Eine Fehlbelegungsabgabe erfordert regelmäßige Einkommensprüfungen und bringt erhebliche Verwaltungsaufwände mit sich. Gleichzeitig birgt sie die Gefahr, dass Mieter ihr Einkommen künstlich niedrig halten oder notwendige Karriereschritte scheuen, um zusätzliche Kosten zu vermeiden.

 

3) Erhalt sozial gemischter Quartiere

Soziale Durchmischung ist eine zentrale Voraussetzung für lebenswerte Stadtteile.
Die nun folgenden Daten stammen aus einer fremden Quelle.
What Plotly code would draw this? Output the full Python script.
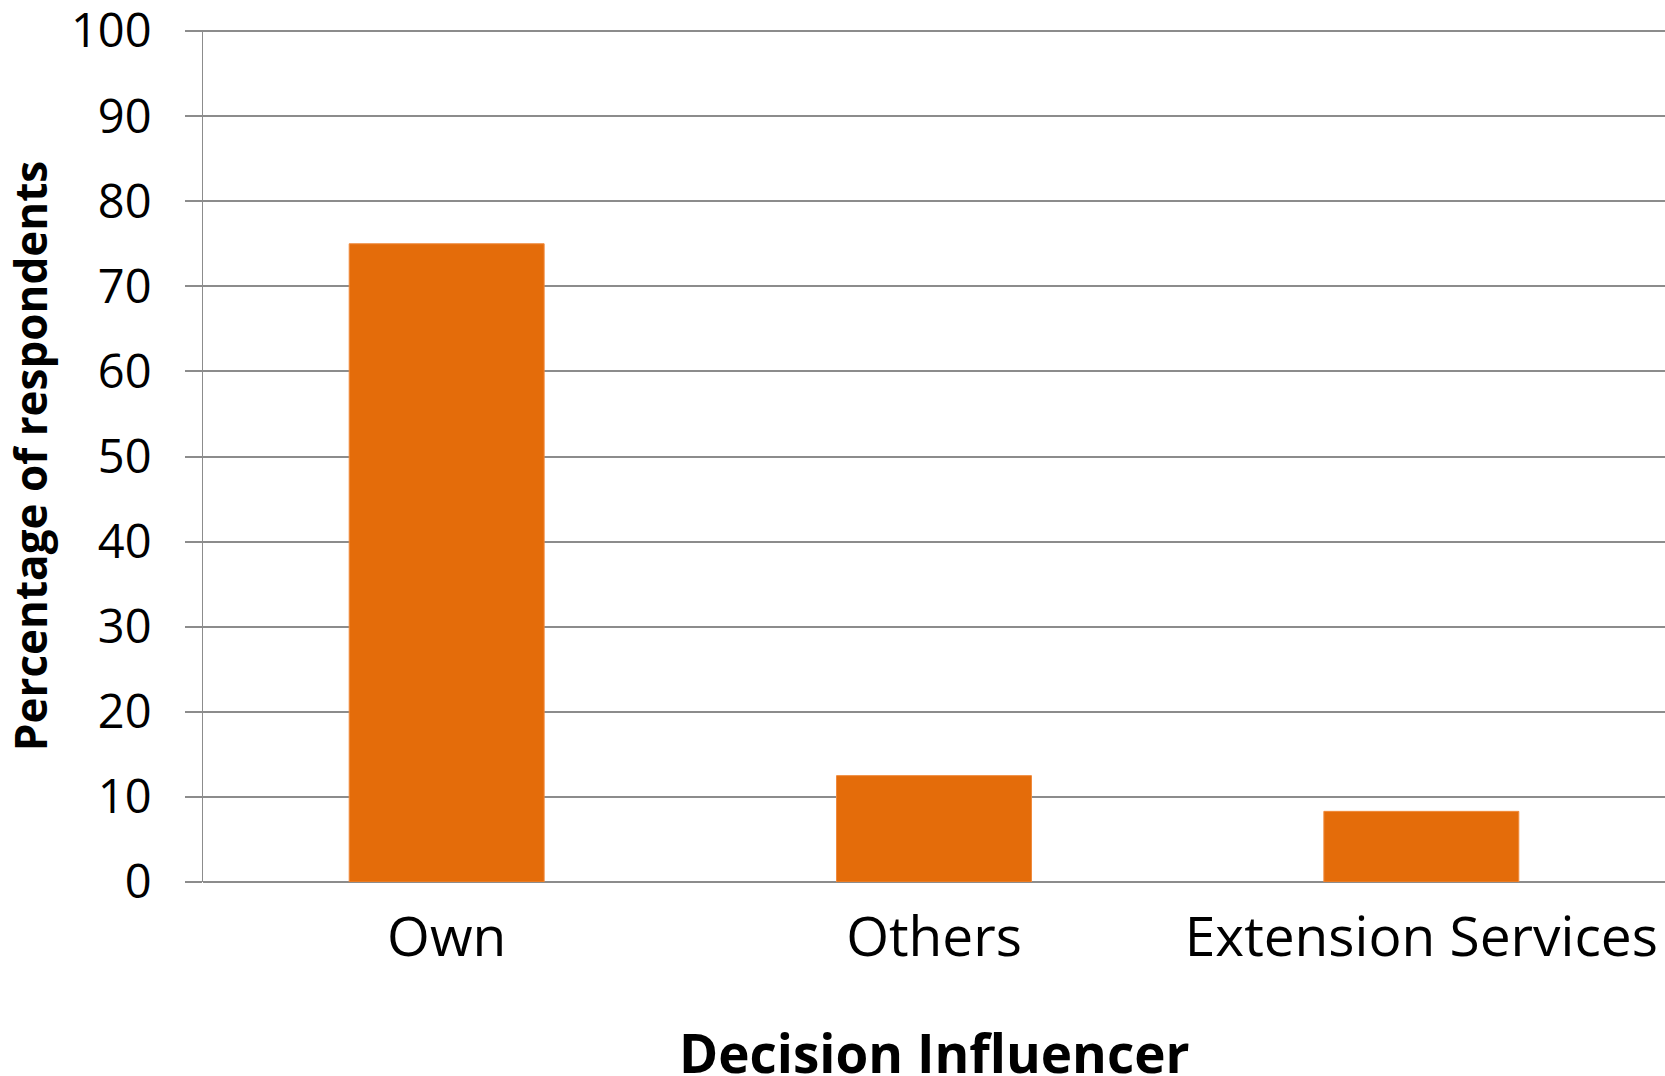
import plotly.graph_objects as go

# Survey results: who influences the decision
categories = ["Own", "Others", "Extension Services"]
percentages = [75.0, 12.5, 8.3]
y_ticks = [0, 10, 20, 30, 40, 50, 60, 70, 80, 90, 100]

BAR_COLOR = "#E46C0A"
GRID_COLOR = "#8C8C8C"
FONT = "Open Sans"

fig = go.Figure(
    go.Bar(
        x=categories,
        y=percentages,
        width=0.4,
        marker=dict(color=BAR_COLOR, line=dict(color="#F08A3C", width=1)),
        hoverinfo="x+y",
    )
)

fig.update_layout(
    width=1665,
    height=1076,
    margin=dict(l=203, r=0, t=30, b=194),
    paper_bgcolor="white",
    plot_bgcolor="white",
    showlegend=False,
    font=dict(family=FONT, color="black"),
    bargap=0.6,
)

fig.update_xaxes(
    type="category",
    automargin=False,
    showgrid=False,
    showline=False,
    ticks="",
    tickfont=dict(family=FONT, size=55, color="black"),
    ticklabelstandoff=18,
    range=[-0.5, 2.5],
)

# x-axis title placed below the category labels
fig.add_annotation(
    text="<b>Decision Influencer</b>",
    xref="paper", yref="paper",
    x=0.5, y=0,
    xanchor="center", yanchor="middle",
    yshift=-170,
    showarrow=False,
    font=dict(family=FONT, size=53, color="black"),
)

fig.update_yaxes(
    automargin=False,
    range=[0, 100.12],
    tickvals=y_ticks,
    ticktext=[str(v) for v in y_ticks],
    showgrid=True,
    gridcolor=GRID_COLOR,
    gridwidth=2,
    zeroline=True,
    zerolinecolor=GRID_COLOR,
    zerolinewidth=2,
    showline=True,
    linecolor=GRID_COLOR,
    linewidth=1,
    ticks="outside",
    ticklen=17,
    tickwidth=2,
    tickcolor=GRID_COLOR,
    tickfont=dict(family=FONT, size=47, color="black"),
    ticklabelstandoff=24,
    ticklabeloverflow="allow",
    title=dict(
        text="<b>Percentage of respondents</b>",
        font=dict(family=FONT, size=44, color="black"),
        standoff=30,
    ),
)

fig.write_html("out.html")
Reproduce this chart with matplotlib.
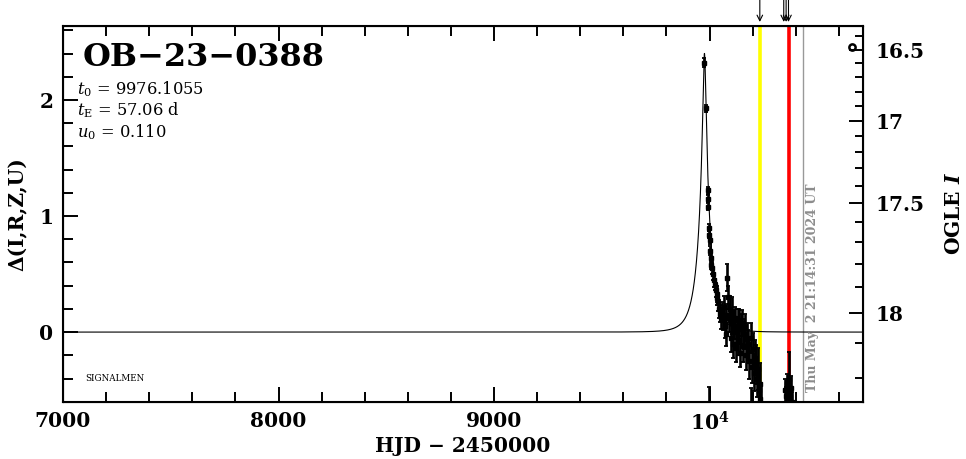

Würden Menschen mit steigendem Einkommen aus Sozialwohnungen gedrängt oder finanziell stark belastet, bestünde die Gefahr der sozialen Segregation und der Entstehung soziökonomisch homogener Wohnviertel, was durchaus zur Verschärfung von Problemlagen beitragen kann.

 

4) Gerechtigkeitsaspekte

Selbstverständlich ist das Argument nachvollziehbar, dass Menschen mit hohem Einkommen nicht dauerhaft in Sozialwohnungen leben sollten. Gleichzeitig haben viele Mieter über Jahre hinweg in ihr Wohnumfeld investiert und tragen aktiv zur Stabilität ihrer Nachbarschaft bei. Anstatt sie finanziell zu belasten, muss unser Ziel sein, mehr bezahlbaren Wohnraum für jene zu schaffen, die ihn dringend benötigen.

 

Aus diesen Gründen setzen wir nicht auf eine Fehlbelegungsabgabe, sondern auf eine umfassende Wohnraumoffensive, die den Neubau fördert, bestehende Wohnungen besser nutzt und Fehlentwicklungen – wie die von Ihnen geschilderte – durch kluge vertragliche Lösungen vermeidet.

 

Ich danke Ihnen für Ihre Anregung und stehe Ihnen gerne für weitere Fragen zur Verfügung.